TASK PROMPT >> Print the material below exactly as it stands, please, from its first line to the line holding "fig.patches.append(marco)", with no pictures.
·····
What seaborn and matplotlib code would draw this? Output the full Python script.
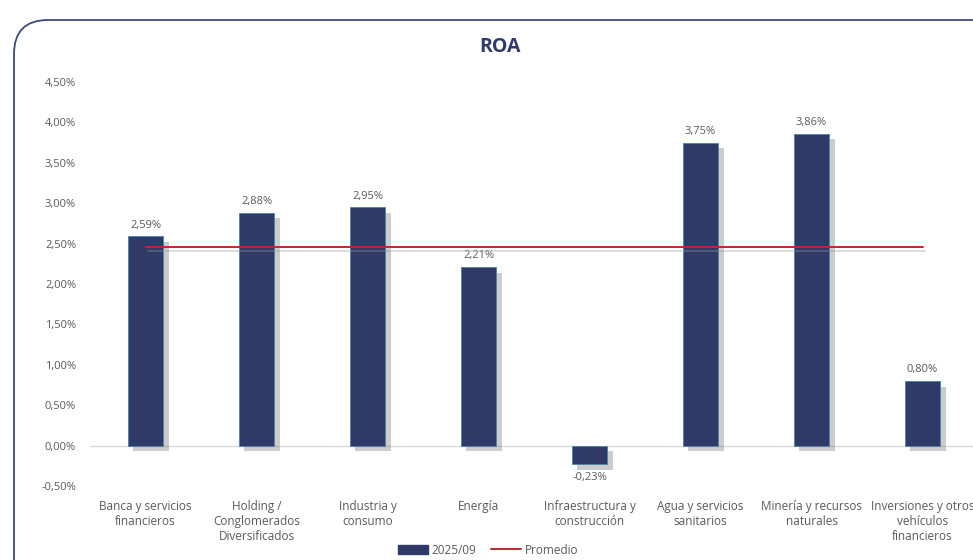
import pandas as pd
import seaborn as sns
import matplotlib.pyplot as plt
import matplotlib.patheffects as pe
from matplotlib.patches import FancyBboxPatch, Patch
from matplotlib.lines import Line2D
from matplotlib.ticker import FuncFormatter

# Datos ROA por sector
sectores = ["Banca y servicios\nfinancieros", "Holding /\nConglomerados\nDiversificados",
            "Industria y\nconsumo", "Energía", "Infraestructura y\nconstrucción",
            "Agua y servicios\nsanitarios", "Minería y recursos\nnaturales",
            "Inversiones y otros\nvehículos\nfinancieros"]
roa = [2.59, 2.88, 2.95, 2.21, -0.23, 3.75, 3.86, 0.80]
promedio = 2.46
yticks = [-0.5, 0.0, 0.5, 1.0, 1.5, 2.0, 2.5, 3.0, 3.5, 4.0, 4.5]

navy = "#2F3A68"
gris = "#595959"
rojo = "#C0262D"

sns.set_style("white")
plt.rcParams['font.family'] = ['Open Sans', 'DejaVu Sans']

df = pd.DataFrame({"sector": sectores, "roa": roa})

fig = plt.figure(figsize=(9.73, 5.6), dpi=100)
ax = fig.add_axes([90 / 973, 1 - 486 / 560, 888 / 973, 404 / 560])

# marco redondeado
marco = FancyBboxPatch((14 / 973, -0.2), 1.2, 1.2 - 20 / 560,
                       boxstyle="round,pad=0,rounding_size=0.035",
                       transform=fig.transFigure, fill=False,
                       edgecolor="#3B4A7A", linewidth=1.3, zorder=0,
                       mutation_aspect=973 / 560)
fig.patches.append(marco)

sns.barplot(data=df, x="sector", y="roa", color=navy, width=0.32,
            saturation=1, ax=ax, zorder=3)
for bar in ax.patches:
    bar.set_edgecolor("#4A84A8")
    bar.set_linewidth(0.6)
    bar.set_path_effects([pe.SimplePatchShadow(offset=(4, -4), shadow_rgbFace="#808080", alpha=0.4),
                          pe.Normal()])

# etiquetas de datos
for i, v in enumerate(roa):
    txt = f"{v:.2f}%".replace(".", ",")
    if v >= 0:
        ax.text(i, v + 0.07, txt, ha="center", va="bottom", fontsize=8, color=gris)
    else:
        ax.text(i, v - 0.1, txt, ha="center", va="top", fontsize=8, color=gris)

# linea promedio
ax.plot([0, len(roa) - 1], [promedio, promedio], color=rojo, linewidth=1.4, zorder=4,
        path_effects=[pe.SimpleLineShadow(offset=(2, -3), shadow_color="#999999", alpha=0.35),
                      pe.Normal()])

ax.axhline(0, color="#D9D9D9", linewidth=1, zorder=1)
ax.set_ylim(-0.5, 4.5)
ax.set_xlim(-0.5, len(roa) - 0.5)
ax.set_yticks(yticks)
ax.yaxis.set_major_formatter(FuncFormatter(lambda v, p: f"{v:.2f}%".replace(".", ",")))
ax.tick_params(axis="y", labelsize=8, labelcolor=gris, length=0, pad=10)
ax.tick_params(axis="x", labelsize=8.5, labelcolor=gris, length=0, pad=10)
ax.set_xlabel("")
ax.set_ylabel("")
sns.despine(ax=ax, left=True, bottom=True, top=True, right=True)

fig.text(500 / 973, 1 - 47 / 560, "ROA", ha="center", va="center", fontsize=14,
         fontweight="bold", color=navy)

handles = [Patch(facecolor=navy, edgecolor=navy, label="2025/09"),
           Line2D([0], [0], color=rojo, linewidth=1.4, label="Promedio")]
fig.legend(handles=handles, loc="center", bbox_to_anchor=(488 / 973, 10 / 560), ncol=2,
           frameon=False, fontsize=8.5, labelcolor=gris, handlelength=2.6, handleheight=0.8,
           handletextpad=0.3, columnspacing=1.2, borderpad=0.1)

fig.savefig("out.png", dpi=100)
·····
COMPLETE ANSWER >>
What seaborn and matplotlib code would draw this? Output the full Python script.
import pandas as pd
import seaborn as sns
import matplotlib.pyplot as plt
import matplotlib.patheffects as pe
from matplotlib.patches import FancyBboxPatch, Patch
from matplotlib.lines import Line2D
from matplotlib.ticker import FuncFormatter

# Datos ROA por sector
sectores = ["Banca y servicios\nfinancieros", "Holding /\nConglomerados\nDiversificados",
            "Industria y\nconsumo", "Energía", "Infraestructura y\nconstrucción",
            "Agua y servicios\nsanitarios", "Minería y recursos\nnaturales",
            "Inversiones y otros\nvehículos\nfinancieros"]
roa = [2.59, 2.88, 2.95, 2.21, -0.23, 3.75, 3.86, 0.80]
promedio = 2.46
yticks = [-0.5, 0.0, 0.5, 1.0, 1.5, 2.0, 2.5, 3.0, 3.5, 4.0, 4.5]

navy = "#2F3A68"
gris = "#595959"
rojo = "#C0262D"

sns.set_style("white")
plt.rcParams['font.family'] = ['Open Sans', 'DejaVu Sans']

df = pd.DataFrame({"sector": sectores, "roa": roa})

fig = plt.figure(figsize=(9.73, 5.6), dpi=100)
ax = fig.add_axes([90 / 973, 1 - 486 / 560, 888 / 973, 404 / 560])

# marco redondeado
marco = FancyBboxPatch((14 / 973, -0.2), 1.2, 1.2 - 20 / 560,
                       boxstyle="round,pad=0,rounding_size=0.035",
                       transform=fig.transFigure, fill=False,
                       edgecolor="#3B4A7A", linewidth=1.3, zorder=0,
                       mutation_aspect=973 / 560)
fig.patches.append(marco)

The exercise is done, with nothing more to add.